The Year of the Employee Strike: How Should Corporations and Investors Respond?


If you thought 2021 could be called “the year of the employee strike,” 2022 might make you reconsider. A total of 265 work stoppages involving 140,000 workers on strike took place in 2021 according to Cornell University’s School of Industrial and Labor Relations. Yet 2022 is on track to exceed that, with 148 strikes already recorded in the first four months. Workers are demanding higher wages, better benefits, and improved working conditions.

This industrial action comes amid the backdrop of the “Great Resignation” with a record-high 4.5 million American workers quitting their jobs in March alone, creating instability across many industries now unable to meet demands. This raises questions for investors as to the direction their money should flow. It also offers opportunities for them to make an impact on areas of corporate governance at a time when the issues are especially ripe.

Why Workers Are Striking

Joseph McCartin, a professor of history and the director of the Kalmanovitz Initiative for Labor and the Working Poor at Georgetown University, told National Public Radio: “One [reason] is that workers have just come through the pandemic, and the economy is just beginning to improve. And usually, after a big crisis and when things begin to improve, workers can become more militant.”

He added: “People see now that they have an administration in power that’s really openly siding with workers and even taking positions in support of strikes.
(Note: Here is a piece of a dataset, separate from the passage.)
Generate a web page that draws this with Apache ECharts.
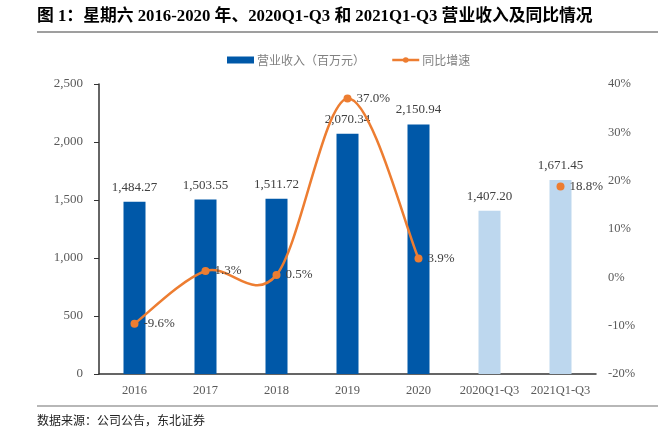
<!DOCTYPE html>
<html>
<head>
<meta charset="utf-8">
<script src="https://cdn.jsdelivr.net/npm/echarts@6/dist/echarts.min.js"></script>
<style>
html,body{margin:0;padding:0;background:#fff;}
#c{width:658px;height:432px;}
</style>
</head>
<body>
<div id="c"></div>
<script>
const categories = ['2016', '2017', '2018', '2019', '2020', '2020Q1-Q3', '2021Q1-Q3'];
const revenue = [1484.27, 1503.55, 1511.72, 2070.34, 2150.94, 1407.20, 1671.45];
const growth = [-9.6, 1.3, 0.5, 37.0, 3.9, null, 18.8];
const leftTicks = { min: 0, max: 2500, interval: 500 };
const rightTicks = { min: -20, max: 40, interval: 10 };
const titleText = '图 1：星期六 2016-2020 年、2020Q1-Q3 和 2021Q1-Q3 营业收入及同比情况';
const sourceText = '数据来源：公司公告，东北证券';
const seriesNames = ['营业收入（百万元）', '同比增速'];

const DARK = '#0058A8', LIGHT = '#BDD7EE', ORANGE = '#ED7D31';
const serif = '"Liberation Serif","Times New Roman",serif';
const cjk = '"Noto Sans CJK SC","Noto Sans",sans-serif';
const fmt2 = v => v.toLocaleString('en-US', { minimumFractionDigits: 2, maximumFractionDigits: 2 });

// smooth curve through the growth points (Catmull-Rom style), positioned by the axes
function renderCurve(params, api) {
  const i = params.dataIndex;
  if (growth[i] == null || i + 1 >= growth.length || growth[i + 1] == null) return null;
  const pt = k => api.coord([k, growth[k]]);
  const p1 = pt(i), p2 = pt(i + 1);
  const p0 = (i > 0 && growth[i - 1] != null) ? pt(i - 1) : p1;
  const p3 = (i + 2 < growth.length && growth[i + 2] != null) ? pt(i + 2) : p2;
  const t = 1 / 6;
  return {
    type: 'bezierCurve',
    shape: {
      x1: p1[0], y1: p1[1], x2: p2[0], y2: p2[1],
      cpx1: p1[0] + (p2[0] - p0[0]) * t, cpy1: p1[1] + (p2[1] - p0[1]) * t,
      cpx2: p2[0] - (p3[0] - p1[0]) * t, cpy2: p2[1] - (p3[1] - p1[1]) * t
    },
    style: { stroke: ORANGE, lineWidth: 2.5, fill: null }
  };
}

const chart = echarts.init(document.getElementById('c'));
chart.setOption({
  animation: false,
  backgroundColor: '#fff',
  grid: { left: 99, right: 62, top: 84, bottom: 58, containLabel: false },
  legend: {
    top: 49, left: 222, itemGap: 26,
    textStyle: { fontFamily: cjk, fontSize: 12, color: '#808080', padding: [0, 0, 0, -2] },
    data: [
      { name: seriesNames[0], icon: 'rect', itemStyle: { color: DARK } },
      { name: seriesNames[1], itemStyle: { color: ORANGE },
        lineStyle: { color: ORANGE, width: 2.5, opacity: 1 } }
    ],
    itemWidth: 27, itemHeight: 7
  },
  xAxis: {
    type: 'category', data: categories,
    axisLine: { lineStyle: { color: '#333', width: 1.5 } },
    axisTick: { show: false },
    axisLabel: { interval: 0, fontFamily: serif, fontSize: 12.5, color: '#595959', margin: 10 }
  },
  yAxis: [
    {
      type: 'value', min: leftTicks.min, max: leftTicks.max, interval: leftTicks.interval,
      axisLine: { show: true, lineStyle: { color: '#333', width: 1.5 } },
      axisTick: { show: true, length: 5, lineStyle: { color: '#333' } },
      splitLine: { show: false },
      axisLabel: { fontFamily: serif, fontSize: 13, color: '#595959', margin: 16,
        formatter: v => v.toLocaleString('en-US') }
    },
    {
      type: 'value', min: rightTicks.min, max: rightTicks.max, interval: rightTicks.interval,
      axisLine: { show: false }, axisTick: { show: false }, splitLine: { show: false },
      axisLabel: { fontFamily: serif, fontSize: 12.5, color: '#595959', margin: 12,
        formatter: v => v + '%' }
    }
  ],
  series: [
    {
      name: seriesNames[0], type: 'bar', yAxisIndex: 0, barWidth: 22,
      itemStyle: { color: DARK },
      data: revenue.map((v, i) => ({
        value: v,
        itemStyle: { color: categories[i].indexOf('Q') >= 0 ? LIGHT : DARK }
      })),
      label: { show: true, position: 'top', distance: 8, fontFamily: serif, fontSize: 13,
        color: '#404040', formatter: p => fmt2(p.value) },
      z: 2
    },
    {
      type: 'custom', yAxisIndex: 1, silent: true,
      data: growth.map((v, i) => [i, v == null ? 0 : v]),
      renderItem: renderCurve,
      z: 4
    },
    {
      name: seriesNames[1], type: 'line', yAxisIndex: 1, data: growth,
      connectNulls: false,
      symbol: 'circle', symbolSize: 8, showSymbol: true,
      lineStyle: { color: ORANGE, width: 2.5, opacity: 0 },
      itemStyle: { color: ORANGE },
      label: { show: true, position: 'right', distance: 5, fontFamily: serif, fontSize: 13,
        color: '#404040', formatter: p => p.value.toFixed(1) + '%' },
      z: 5
    }
  ],
  graphic: [
    { type: 'text', left: 37, top: 8,
      style: { text: titleText, fontFamily: '"Liberation Serif","Noto Sans CJK SC",serif', fontSize: 16.8, fontWeight: 'bold', fill: '#000' } },
    { type: 'line', shape: { x1: 37, y1: 32, x2: 658, y2: 32 }, style: { stroke: '#7f7f7f', lineWidth: 1.5 } },
    { type: 'line', shape: { x1: 37, y1: 406, x2: 658, y2: 406 }, style: { stroke: '#9f9f9f', lineWidth: 1.5 } },
    { type: 'text', left: 37, top: 414,
      style: { text: sourceText, fontFamily: cjk, fontSize: 12, fill: '#222' } }
  ]
});
</script>
</body>
</html>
It’s very unusual for cabinet members to visit strike picket lines,” as when US Labor Secretary Marty Walsh visited a strike picket line of Kellogg’s workers in Lancaster, Pennsylvania on October 27.

The rapid growth of the jobs market—with 199,000 more created in December and a fall in the unemployment rate to 3.9%, according to the BLS—is giving workers greater confidence to make demands. The White House has picked up on this shift. “The strength of our recovery is helping us flip the script. Instead of workers competing with each other for jobs that are scarce, employers are competing with each other to attract workers,” President Biden noted in June.

Economics aside, the pandemic has had another effect that is helping to drive worker demands. Speaking to the Guardian newspaper, Liz Shuler, president of the AFL-CIO, notes that many workers have been told how essential their jobs were and how much the nation valued them during lockdown. In turn, some workers feel a sense of ingratitude and injustice when what they see as reasonable demands are rejected by companies that have clearly been profitable.

Companies seeking to create “quality jobs” with security, viability, equity, and flexibility (SVEF) at their hearts may be best positioned to enjoy strong financial performance.

How Corporations Can Thrive

Other grievances are more long-standing. For instance, the demand for higher wages continues to be a major factor. But more recently, this has been driven by increased perceptions of inequality. As of October 2021, there were 745 billionaires in the US, with a combined net worth of around $5 trillion, more than that of the lowest 50% all of US citizens.

However, a trend that might be seen as a crisis for companies and employers also provides an opportunity. Research published last year by NYU’s Center for Sustainable Business indicates that companies seeking to create “quality jobs” with security, viability, equity, and flexibility (SVEF) at their hearts may be best positioned to enjoy strong financial performance.

As the trend of the employee strike continues, those companies that embrace a flexible, holistic stakeholder capitalism approach may provide better returns for investors. Furthermore, by recognizing employees as ESG stakeholders and supporting them as such, investors can further maximize their impact. That benefits society as a whole.